La sfacciataggine. Il cinismo. La criminalità statale. L'impunità.  
La stessa impunità che si vuole avvolga e favorisca i poliziotti responsabili della morte del bambino Facundo Ferreyra, nella provincia di Tucumán. La stessa impunità che si vuole avvolga i prefetti che spararono alla schiena al giovane mapuche Rafael Nahuel, a Bariloche, e possano quindi uscire vittoriosi senza nemmeno essere portati dinnanzi un Tribunale, come pretende l'avvocato querelante dell'Assemblea Permanente di Diritti umani, APDH, dottoressa Natalia Araya.  
Questi messaggi di impunità vanno oltre. Ma per noi non valgono niente. Sono messaggi malefici. Messaggi che dobbiamo neutralizzare. Polverizzare. Non promuovere. Messaggi che dobbiamo smascherare e denunciare.  

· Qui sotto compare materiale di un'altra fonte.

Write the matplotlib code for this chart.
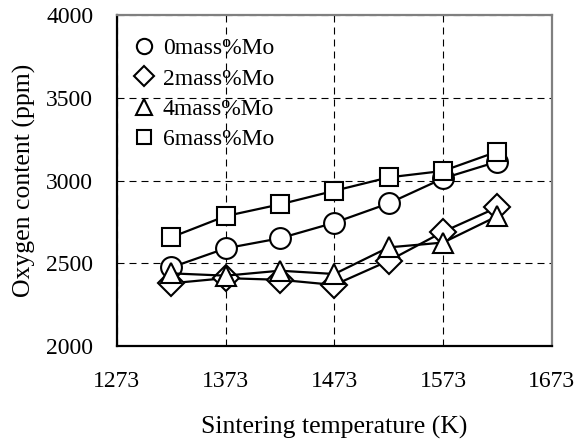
import matplotlib.pyplot as plt
from matplotlib.lines import Line2D

temps = [1323, 1373, 1423, 1473, 1523, 1573, 1623]
mo0 = [2475, 2590, 2651, 2745, 2862, 3013, 3114]
mo2 = [2379, 2410, 2400, 2369, 2515, 2690, 2838]
mo4 = [2439, 2425, 2455, 2435, 2596, 2625, 2785]
mo6 = [2657, 2785, 2856, 2938, 3019, 3058, 3175]
labels = ['0mass%Mo', '2mass%Mo', '4mass%Mo', '6mass%Mo']
markers = ['o', 'D', '^', 's']
sizes = [15, 13, 15, 13]
legend_sizes = [11, 10, 11, 10]

plt.rcParams['font.family'] = ['Liberation Serif', 'DejaVu Serif']


def main():
    fig = plt.figure(figsize=(5.76, 4.43), dpi=100)
    ax = fig.add_axes([0.203, 0.219, 0.755, 0.747])

    series = [mo0, mo2, mo4, mo6]
    for vals, m, s in zip(series, markers, sizes):
        ax.plot(temps, vals, color='black', lw=1.6, marker=m, ms=s,
                mfc='white', mec='black', mew=1.5, zorder=3)

    ax.set_xlim(1273, 1673)
    ax.set_ylim(2000, 4000)
    ax.set_xticks([1273, 1373, 1473, 1573, 1673])
    ax.set_yticks([2000, 2500, 3000, 3500, 4000])
    ax.grid(True, color='black', ls=(0, (6.3, 4.5)), lw=0.8)
    ax.tick_params(axis='x', length=0, labelsize=17, pad=18)
    ax.tick_params(axis='y', length=0, labelsize=17, pad=17)

    for side in ['left', 'bottom']:
        ax.spines[side].set_linewidth(1.6)
        ax.spines[side].set_color('black')
    for side in ['top', 'right']:
        ax.spines[side].set_linewidth(1.6)
        ax.spines[side].set_color('#808080')

    ax.set_xlabel('Sintering temperature (K)', fontsize=18.5, labelpad=17)
    ax.set_ylabel('Oxygen content (ppm)', fontsize=18.5, labelpad=7)

    handles = [Line2D([], [], ls='none', marker=m, ms=s, mfc='white',
                      mec='black', mew=1.5) for m, s in zip(markers, legend_sizes)]
    ax.legend(handles, labels, loc='upper left', bbox_to_anchor=(-0.012, 1),
              frameon=False, fontsize=17, handlelength=0.8, handletextpad=0.4,
              labelspacing=0.37, borderaxespad=0.67, borderpad=0.3)

    fig.savefig('out.png', dpi=100)


if __name__ == '__main__':
    main()
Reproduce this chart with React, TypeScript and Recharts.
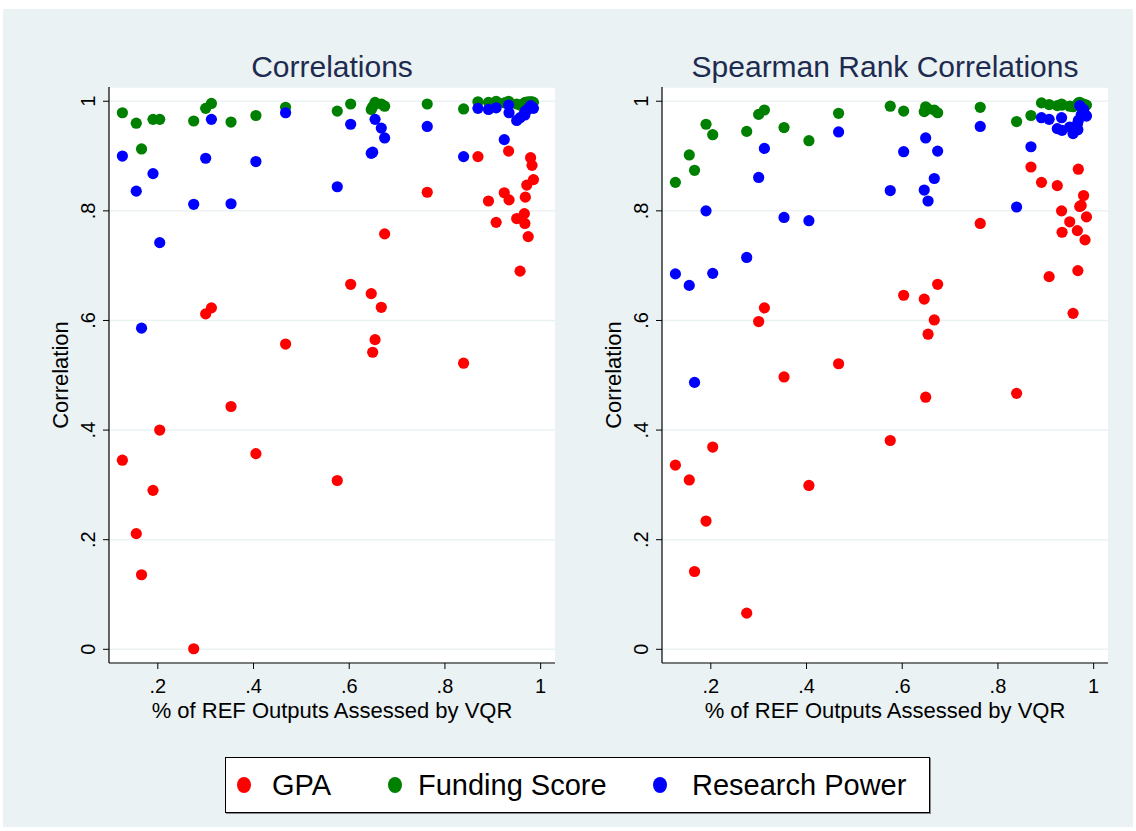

Perché noi non siamo uguali a loro.
Perché non siamo assassini, come loro. Assetati di quei messaggi, perché sono la loro salvezza.  
La salvezza di quei soggetti che fanno parte del terrorismo di Stato. Come 42 anni fa.   
Ma succede oggi. Anno 2018. In democrazia: la democrazia argentina.  
Si vergognino e i signori e le signore della Casa Rosata.  
Vergogniamoci noi, che glielo permettiamo.